▶ Source code of charts:
------------------------------------
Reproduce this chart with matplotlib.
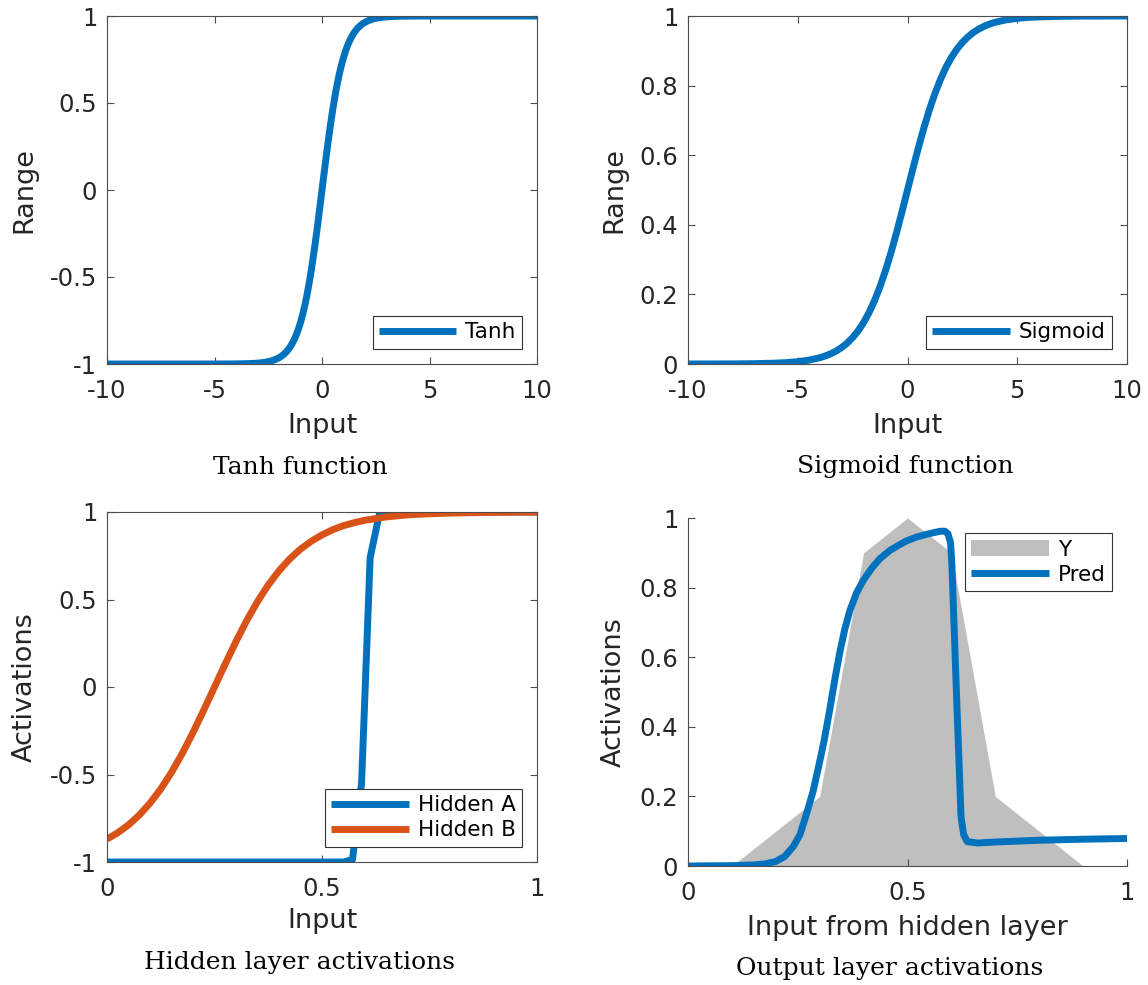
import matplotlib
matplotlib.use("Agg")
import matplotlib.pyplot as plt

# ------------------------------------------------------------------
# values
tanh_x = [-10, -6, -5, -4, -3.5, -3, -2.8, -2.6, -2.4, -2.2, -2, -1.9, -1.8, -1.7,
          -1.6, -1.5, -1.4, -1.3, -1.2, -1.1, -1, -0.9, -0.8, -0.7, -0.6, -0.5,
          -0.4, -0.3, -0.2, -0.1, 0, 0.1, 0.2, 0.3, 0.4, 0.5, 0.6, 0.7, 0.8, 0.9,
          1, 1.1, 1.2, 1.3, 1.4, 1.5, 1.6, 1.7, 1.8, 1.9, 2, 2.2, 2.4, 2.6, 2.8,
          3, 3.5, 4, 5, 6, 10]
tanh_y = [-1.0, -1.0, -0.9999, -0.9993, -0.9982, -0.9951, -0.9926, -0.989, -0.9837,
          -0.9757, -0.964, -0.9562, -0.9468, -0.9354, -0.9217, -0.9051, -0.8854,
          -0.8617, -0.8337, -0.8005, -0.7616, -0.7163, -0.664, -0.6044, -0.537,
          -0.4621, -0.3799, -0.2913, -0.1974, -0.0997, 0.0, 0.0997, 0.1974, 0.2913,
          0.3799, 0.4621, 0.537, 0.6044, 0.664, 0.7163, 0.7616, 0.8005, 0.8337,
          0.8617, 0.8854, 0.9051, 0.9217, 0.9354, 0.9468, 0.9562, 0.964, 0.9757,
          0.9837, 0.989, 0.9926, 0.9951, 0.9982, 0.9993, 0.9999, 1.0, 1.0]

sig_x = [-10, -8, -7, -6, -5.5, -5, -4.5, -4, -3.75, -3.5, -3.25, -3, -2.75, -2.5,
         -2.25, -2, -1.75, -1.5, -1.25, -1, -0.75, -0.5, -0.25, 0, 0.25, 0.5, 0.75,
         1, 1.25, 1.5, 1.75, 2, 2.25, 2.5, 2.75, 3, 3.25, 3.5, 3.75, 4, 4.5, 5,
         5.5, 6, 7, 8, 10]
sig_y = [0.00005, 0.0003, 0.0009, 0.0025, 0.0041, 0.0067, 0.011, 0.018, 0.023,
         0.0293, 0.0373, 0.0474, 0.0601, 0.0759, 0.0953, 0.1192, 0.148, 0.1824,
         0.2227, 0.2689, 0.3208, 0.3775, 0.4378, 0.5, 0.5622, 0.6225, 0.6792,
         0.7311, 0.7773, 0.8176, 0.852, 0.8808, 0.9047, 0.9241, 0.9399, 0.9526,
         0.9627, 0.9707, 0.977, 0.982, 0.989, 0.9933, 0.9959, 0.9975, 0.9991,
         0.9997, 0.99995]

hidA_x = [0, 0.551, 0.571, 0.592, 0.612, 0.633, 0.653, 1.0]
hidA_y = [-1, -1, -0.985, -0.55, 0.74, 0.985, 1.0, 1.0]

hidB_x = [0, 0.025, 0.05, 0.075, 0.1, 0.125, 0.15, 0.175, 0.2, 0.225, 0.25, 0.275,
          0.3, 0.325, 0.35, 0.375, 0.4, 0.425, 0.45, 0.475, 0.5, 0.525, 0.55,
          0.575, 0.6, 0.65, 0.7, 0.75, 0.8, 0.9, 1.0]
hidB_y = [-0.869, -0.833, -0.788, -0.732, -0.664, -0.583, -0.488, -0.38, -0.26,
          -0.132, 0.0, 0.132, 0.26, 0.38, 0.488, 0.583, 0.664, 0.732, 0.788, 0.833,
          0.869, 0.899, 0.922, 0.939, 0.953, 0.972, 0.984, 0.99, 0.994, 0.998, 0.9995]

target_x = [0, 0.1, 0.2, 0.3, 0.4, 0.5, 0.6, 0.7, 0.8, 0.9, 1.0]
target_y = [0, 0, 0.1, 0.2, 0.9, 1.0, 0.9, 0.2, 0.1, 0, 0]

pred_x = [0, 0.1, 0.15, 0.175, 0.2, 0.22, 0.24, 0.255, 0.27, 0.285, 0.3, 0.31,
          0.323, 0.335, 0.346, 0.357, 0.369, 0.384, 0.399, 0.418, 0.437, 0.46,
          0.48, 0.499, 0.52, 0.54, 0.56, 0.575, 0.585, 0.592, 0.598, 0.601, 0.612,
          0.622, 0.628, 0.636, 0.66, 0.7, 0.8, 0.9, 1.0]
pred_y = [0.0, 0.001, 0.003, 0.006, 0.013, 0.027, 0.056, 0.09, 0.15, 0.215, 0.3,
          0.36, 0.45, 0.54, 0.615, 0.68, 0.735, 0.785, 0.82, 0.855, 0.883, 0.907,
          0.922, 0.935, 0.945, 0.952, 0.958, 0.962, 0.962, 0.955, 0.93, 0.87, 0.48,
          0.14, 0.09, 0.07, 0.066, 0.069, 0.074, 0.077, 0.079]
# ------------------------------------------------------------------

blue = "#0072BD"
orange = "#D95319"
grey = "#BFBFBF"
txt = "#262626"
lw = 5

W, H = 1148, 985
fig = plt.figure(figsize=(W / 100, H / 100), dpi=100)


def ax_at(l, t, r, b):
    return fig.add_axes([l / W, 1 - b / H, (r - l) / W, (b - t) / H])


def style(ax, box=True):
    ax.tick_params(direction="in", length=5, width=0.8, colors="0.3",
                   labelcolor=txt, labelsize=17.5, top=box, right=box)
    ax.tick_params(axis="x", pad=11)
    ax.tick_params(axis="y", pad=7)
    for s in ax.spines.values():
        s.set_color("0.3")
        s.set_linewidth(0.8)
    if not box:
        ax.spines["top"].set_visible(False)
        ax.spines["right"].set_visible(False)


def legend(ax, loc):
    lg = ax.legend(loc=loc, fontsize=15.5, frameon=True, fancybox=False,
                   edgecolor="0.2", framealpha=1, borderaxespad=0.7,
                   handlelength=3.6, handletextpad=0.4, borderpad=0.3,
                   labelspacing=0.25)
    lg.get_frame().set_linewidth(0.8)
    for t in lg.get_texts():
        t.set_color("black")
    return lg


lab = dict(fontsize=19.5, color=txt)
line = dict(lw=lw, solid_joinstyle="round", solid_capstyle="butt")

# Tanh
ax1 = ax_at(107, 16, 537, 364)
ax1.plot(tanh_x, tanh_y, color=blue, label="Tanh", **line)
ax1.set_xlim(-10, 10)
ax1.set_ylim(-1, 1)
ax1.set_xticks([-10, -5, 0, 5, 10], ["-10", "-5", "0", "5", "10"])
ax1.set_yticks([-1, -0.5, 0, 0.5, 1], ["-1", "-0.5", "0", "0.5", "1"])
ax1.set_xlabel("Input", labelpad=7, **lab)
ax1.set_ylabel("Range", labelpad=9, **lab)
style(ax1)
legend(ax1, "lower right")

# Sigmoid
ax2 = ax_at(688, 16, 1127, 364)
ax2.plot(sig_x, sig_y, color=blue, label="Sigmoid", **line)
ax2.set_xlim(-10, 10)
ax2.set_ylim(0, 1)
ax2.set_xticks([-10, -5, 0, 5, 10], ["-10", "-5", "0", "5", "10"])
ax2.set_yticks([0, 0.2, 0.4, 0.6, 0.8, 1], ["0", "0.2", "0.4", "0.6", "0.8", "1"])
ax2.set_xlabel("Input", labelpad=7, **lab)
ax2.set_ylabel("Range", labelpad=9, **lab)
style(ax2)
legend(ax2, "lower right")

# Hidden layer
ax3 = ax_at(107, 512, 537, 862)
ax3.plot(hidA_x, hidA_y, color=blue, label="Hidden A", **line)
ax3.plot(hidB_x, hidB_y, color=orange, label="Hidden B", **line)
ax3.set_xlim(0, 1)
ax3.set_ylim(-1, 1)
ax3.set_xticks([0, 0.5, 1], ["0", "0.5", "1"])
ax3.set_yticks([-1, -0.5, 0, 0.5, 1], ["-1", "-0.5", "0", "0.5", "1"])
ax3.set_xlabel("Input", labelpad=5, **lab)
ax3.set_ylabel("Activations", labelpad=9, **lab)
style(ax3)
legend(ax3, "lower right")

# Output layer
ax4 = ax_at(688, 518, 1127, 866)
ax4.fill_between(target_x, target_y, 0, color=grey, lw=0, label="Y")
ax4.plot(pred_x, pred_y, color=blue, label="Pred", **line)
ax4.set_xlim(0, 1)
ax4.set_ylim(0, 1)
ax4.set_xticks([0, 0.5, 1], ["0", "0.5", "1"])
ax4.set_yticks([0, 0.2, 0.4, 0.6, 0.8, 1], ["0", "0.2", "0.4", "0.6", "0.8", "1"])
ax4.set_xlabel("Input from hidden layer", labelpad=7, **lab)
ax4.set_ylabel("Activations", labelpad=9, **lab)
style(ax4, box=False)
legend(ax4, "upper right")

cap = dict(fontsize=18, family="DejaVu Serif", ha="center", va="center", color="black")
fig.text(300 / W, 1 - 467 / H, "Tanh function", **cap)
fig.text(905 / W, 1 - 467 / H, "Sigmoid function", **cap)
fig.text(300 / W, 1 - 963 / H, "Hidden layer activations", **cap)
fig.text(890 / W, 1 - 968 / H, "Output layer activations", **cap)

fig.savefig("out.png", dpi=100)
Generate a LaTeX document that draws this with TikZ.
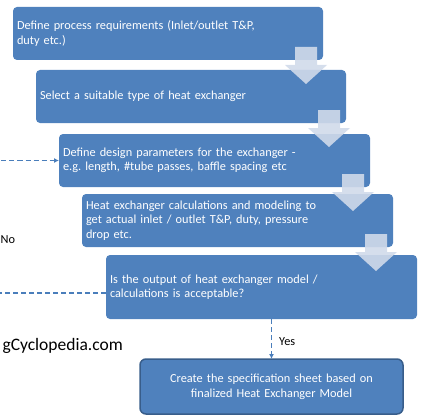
------------------------------------
▶ Written instruction: Copy, word for word, the entries above from the first line to the line that holds "import matplotlib.pyplot as plt". Drop the pictures.

▶ Written reply:
Reproduce this chart with matplotlib.
import matplotlib
matplotlib.use("Agg")
import matplotlib.pyplot as plt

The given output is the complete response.